If your child was adopted before September 1, 2008, you can file a disclosure veto.   

A disclosure veto means that your identifying information, including your name, will not be released.

To register a disclosure veto you must fill out a form called an Adoption Information Disclosure Application to Register or Withdraw a Disclosure Veto. It is also called form 11318E.

For help filling out the disclosure veto, look at the Birth Parent’s Guide for Completing and Submitting an Application to Register or Withdraw a Disclosure Veto under the Vital Statistics Act.

If your child was adopted before September 1, 2008 and you have not yet registered a disclosure veto, it is possible that your identity has already been released.

If your child was adopted after September 1, 2008, you cannot register a disclosure veto. But you can file a no contact notice to stop them from contacting you.

No contact notice

You can file a no contact notice if you do not want to be contacted by your child. It doesn’t matter when they were adopted.
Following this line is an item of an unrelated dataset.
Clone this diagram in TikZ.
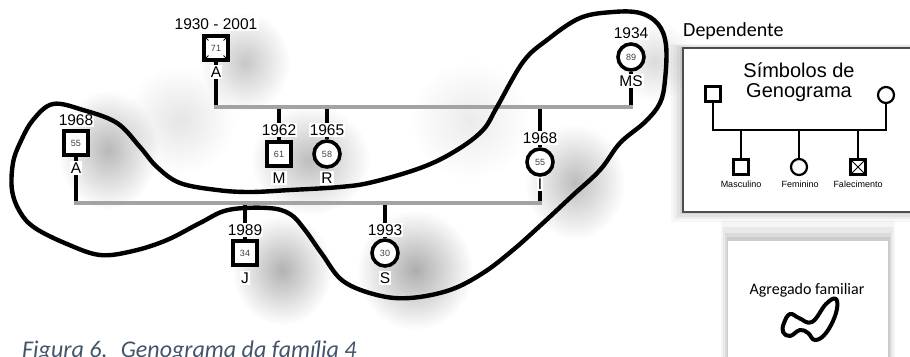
\documentclass[tikz,border=0pt]{standalone}
\usepackage{fontspec}
\setmainfont{Liberation Sans}
\newfontfamily\calibri{Carlito}
\usetikzlibrary{fadings}
\tikzfading[name=softblob, inner color=transparent!0, outer color=transparent!100]
\definecolor{capblue}{RGB}{68,84,106}
\pgfdeclarelayer{blur}
\pgfdeclarelayer{lines}
\pgfsetlayers{blur,lines,main}
\begin{document}
\begin{tikzpicture}[x=1pt,y=-1pt,
  man/.style={draw, line width=3.6pt, minimum size=23.5pt, inner sep=0pt, fill=white, text=black!75, font=\fontsize{9}{9}\selectfont},
  woman/.style={circle, draw, line width=3.6pt, minimum size=26pt, inner sep=0pt, fill=white, text=black!75, font=\fontsize{9}{9}\selectfont},
  yr/.style={fill=white, inner sep=1.2pt, font=\fontsize{15.5}{15.5}\selectfont},
  kin/.style={line width=3.1pt},
  union/.style={line width=4pt, draw=gray!72, line cap=rect},
  loopline/.style={line width=4.4pt, line join=round},
  lman/.style={draw, line width=2.2pt, minimum size=15pt, inner sep=0pt, fill=white},
  lwoman/.style={circle, draw, line width=2.2pt, minimum size=16pt, inner sep=0pt, fill=white},
  lkin/.style={line width=2.2pt},
  lsmall/.style={font=\fontsize{9}{9}\selectfont, inner sep=0pt},
  blob/.style={black, path fading=softblob, fill opacity=#1},
  blob/.default=0.3]
\useasboundingbox (0,0) rectangle (910,356);
\clip (0,0) rectangle (910,356);

% ---------- blurred grey background ----------
\begin{pgfonlayer}{blur}
  \fill[blob=0.22] (245,62) ellipse (45 and 50);
  \fill[blob=0.26] (310,160) ellipse (60 and 55);
  \fill[blob=0.28] (108,150) ellipse (50 and 60);
  \fill[blob=0.30] (282,270) ellipse (50 and 55);
  \fill[blob=0.32] (415,270) ellipse (58 and 60);
  \fill[blob=0.26] (575,182) ellipse (50 and 58);
  \fill[blob=0.14] (655,62) circle (40);
  \fill[blob=0.10] (180,120) circle (55);
  \fill[blob=0.08] (470,120) circle (60);
  % legend box shadow
  \foreach \s/\o in {12/0.03,9/0.04,6/0.05,3/0.06}{
    \fill[black, opacity=\o] (683-\s,48-0.3*\s) rectangle (915,212+0.8*\s);
  }
  % lower box shadow
  \foreach \s/\o in {14/0.04,10/0.05,6/0.06,3/0.07}{
    \fill[black, opacity=\o] (728-0.5*\s,241-1.4*\s) rectangle (888+0.5*\s,360);
  }
\end{pgfonlayer}

% ---------- genogram people ----------
\node[man] (pA) at (216,48) {71};
\node[yr] (yA) at (216,24) {1930 - 2001};
\node[yr] (lA) at (216,72) {A};
\draw[line width=0.9pt]
  ([shift={(1.8,1.8)}]pA.north west) -- ([shift={(6,6)}]pA.north west)
  ([shift={(-1.8,1.8)}]pA.north east) -- ([shift={(-6,6)}]pA.north east)
  ([shift={(1.8,-1.8)}]pA.south west) -- ([shift={(6,-6)}]pA.south west)
  ([shift={(-1.8,-1.8)}]pA.south east) -- ([shift={(-6,-6)}]pA.south east);

\node[woman] (pMS) at (631,57) {89};
\node[yr] (yMS) at (631,33) {1934};
\node[yr] (lMS) at (631,81) {MS};

\node[man] (pM) at (279,154) {61};
\node[yr] (yM) at (279,130) {1962};
\node[yr] (lM) at (279,178) {M};

\node[woman] (pR) at (327,154) {58};
\node[yr] (yR) at (327,130) {1965};
\node[yr] (lR) at (327,178) {R};

\node[woman] (pI) at (540,162) {55};
\node[yr] (yI) at (540,138) {1968};
\node[yr] (lI) at (540,184) {I};

\node[man] (pA2) at (76,143) {55};
\node[yr] (yA2) at (76,120) {1968};
\node[yr] (lA2) at (76,168) {A};

\node[man] (pJ) at (245,253) {34};
\node[yr] (yJ) at (245,230) {1989};
\node[yr] (lJ) at (245,278) {J};

\node[woman] (pS) at (385,253) {30};
\node[yr] (yS) at (385,230) {1993};
\node[yr] (lS) at (385,278) {S};

% union and child junctions
\coordinate (uA) at (216,107);
\coordinate (uMS) at (631,107);
\coordinate (cM) at (279,107);
\coordinate (cR) at (327,107);
\coordinate (cI) at (540,107);
\coordinate (dA2) at (76,203);
\coordinate (dI) at (540,203);
\coordinate (cJ) at (245,203);
\coordinate (cS) at (385,203);

\begin{pgfonlayer}{lines}
  \draw[kin] (pA) -- (uA);
  \draw[kin] (pMS) -- (uMS);
  \draw[kin] (cM) -- (pM);
  \draw[kin] (cR) -- (pR);
  \draw[kin] (cI) -- (pI);
  \draw[kin] (pI) -- (dI);
  \draw[kin] (pA2) -- (dA2);
  \draw[kin] (cJ) -- (pJ);
  \draw[kin] (cS) -- (pS);
  \draw[union] (uA) -- (uMS);
  \draw[union] (dA2) -- (dI);
\end{pgfonlayer}

% ---------- household outline ----------
\draw[loopline] plot[smooth cycle, tension=0.6] coordinates {
  (53,104) (83,110) (117,123) (140,147) (157,167) (180,183) (217,190) (250,192)
  (290,190) (340,187) (373,182) (423,167) (457,150) (483,130) (497,107) (523,62)
  (547,40) (580,18) (613,12) (640,13) (658,24) (666,45) (665,80) (660,103) (645,122)
  (620,143) (600,170) (572,196) (542,224) (513,250) (483,273) (450,290) (410,298)
  (377,295) (343,281) (322,254) (305,230) (290,214) (268,208) (228,210) (200,223)
  (167,240) (133,251) (100,255) (67,244) (35,228) (20,212) (12,190) (13,163)
  (20,143) (33,120)};

% ---------- legend box ----------
\node[anchor=west, inner sep=0pt, font=\calibri\fontsize{20}{20}\selectfont] (dep) at (683,31) {Dependente};
\draw[fill=white, draw=black!70, line width=1.3pt] (683,48) rectangle (915,212);
\node[font=\fontsize{20}{20}\selectfont, inner sep=0pt] (sym1) at (799,70) {Símbolos de};
\node[font=\fontsize{20}{20}\selectfont, inner sep=0pt] (sym2) at (799,93) {Genograma};
\node[lman] (lm) at (713,94) {};
\node[lwoman] (lf) at (886,95) {};
\coordinate (lj1) at (713,130);
\coordinate (lj2) at (886,130);
\coordinate (ld1) at (741,130);
\coordinate (ld2) at (799,130);
\coordinate (ld3) at (858,130);
\node[lman] (lc1) at (741,167) {};
\node[lwoman] (lc2) at (799,167) {};
\node[lman] (lc3) at (858,167) {};
\draw[line width=0.9pt] (lc3.north west) -- (lc3.south east) (lc3.north east) -- (lc3.south west);
\draw[lkin] (lm) -- (lj1) -- (lj2) -- (lf);
\draw[lkin] (ld1) -- (lc1);
\draw[lkin] (ld2) -- (lc2);
\draw[lkin] (ld3) -- (lc3);
\node[lsmall] (t1) at (741,184) {Masculino};
\node[lsmall] (t2) at (800,184) {Feminino};
\node[lsmall] (t3) at (858,184) {Falecimento};

% ---------- lower box ----------
\fill[white] (728,241) rectangle (888,360);
\node[font=\calibri\fontsize{16}{16}\selectfont, inner sep=0pt] (agr) at (807,290) {Agregado familiar};
\draw[line width=4pt, line join=round] plot[smooth cycle, tension=0.7] coordinates {
  (784,323) (790,314) (799,318) (812,322) (826,304) (836,299) (836,313) (826,333)
  (815,340) (808,333) (800,330) (790,336) (783,332)};

% ---------- caption ----------
\node[anchor=base west, inner sep=0pt, text=capblue, font=\calibri\itshape\fontsize{24}{24}\selectfont] (cap) at (22,357.5) {Figura 6.\hspace{0.25em} Genograma da família 4};
\end{tikzpicture}
\end{document}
To file a no contact notice you must fill out a form called an Adoption Information Disclosure Application to Register or Withdraw a No Contact Notice. It is also called form 11313E.

For help filling out a no contact notice, look at the Birth Parent’s Guide for Completing and Submitting an Application to Register or Withdraw a No Contact Notice under the Vital Statistics Act.

If you file a no contact notice, your identifying information will only be released to your child if they sign an agreement to not contact you. If they sign the agreement but try to contact you, they can be fined up to $50,000.

Changing your mind

You can change your mind at any time after you have registered a disclosure veto or no contact notice. To do this you have to withdraw your veto or notice.  There is no fee to register or withdraw them.

To withdraw a disclosure veto, you must fill out a form called an Adoption Information Disclosure Application to Register or Withdraw a Disclosure Veto. It is also called form 11318E.

To withdraw a no contact notice, you must fill out a form called an Adoption Information Disclosure Application to Register or Withdraw a No Contact Notice. It is also called form 11313E.